Are Anti-Beta ETFs Like BTAL Worth Owning In 2026?
Briefly

Are Anti-Beta ETFs Like BTAL Worth Owning In 2026?
"When high-beta stocks stumble and markets turn volatile, AGFiQ U.S. Market Neutral Anti-Beta Fund (NYSEARCA:BTAL) is designed to deliver. The fund goes long low-beta stocks and short high-beta stocks, betting that defensive names will outperform momentum favorites when risk appetite fades. It's portfolio insurance with a 1.40% price tag. The problem? 2025 was the opposite of a defensive year. BTAL lost 22.8% while the S&P 500 gained 17.2%, a 40-percentage-point gap that highlights the fund's core limitation: it only works when markets cooperate."
"Over the past decade, BTAL has declined 23% while the S&P 500 has surged 241%. That's a 264-percentage-point opportunity cost for holding what amounts to permanent portfolio drag during bull markets. The fund isn't broken. It gained 19% in 2022 when the S&P 500 fell 18%, proving the strategy can deliver during broad market stress. The anti-beta approach provides genuine diversification when traditional equity hedges fail, but timing when to hold it remains the challenge for most investors."
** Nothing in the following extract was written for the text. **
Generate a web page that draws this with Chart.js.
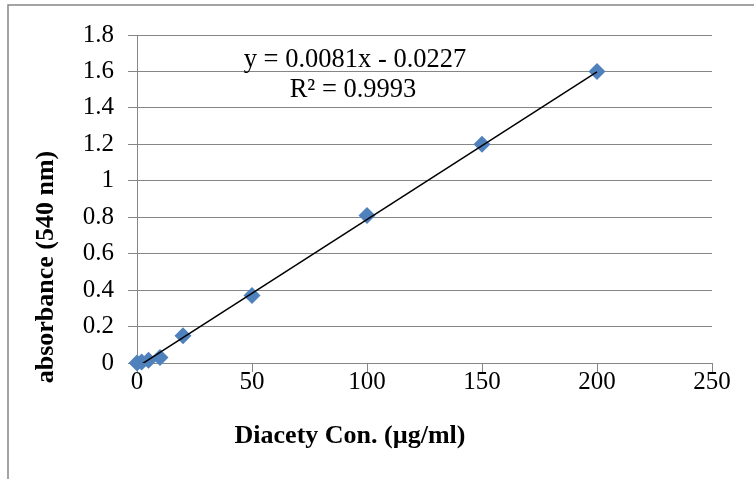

"The question about whether BTAL makes sense to own in 2026 depends on your view of what markets will do. the S&P 500 has had three years of back-to-back-back positive returns. And the gains have all been meaningfully positive with double digit returns. Vanguard's 2026 investment outlook forecasts mid single digit returns for the year, while also expecting elevated valuations. That's a bit of a knife's edge to walk, continuing to see appreciation with stretched multiples."
AGFiQ U.S. Market Neutral Anti-Beta Fund (BTAL) goes long low-beta stocks and short high-beta stocks, charging 1.40% to provide portfolio insurance against market volatility. BTAL lost 22.8% in 2025 while the S&P 500 gained 17.2%, and over the past decade BTAL declined 23% versus a 241% S&P 500 gain, creating a large opportunity cost in bull markets. The strategy worked in 2022, gaining 19% when the S&P fell 18%, offering diversification when traditional hedges fail. Whether BTAL makes sense for 2026 depends on expectations for U.S. equity performance and recession risk.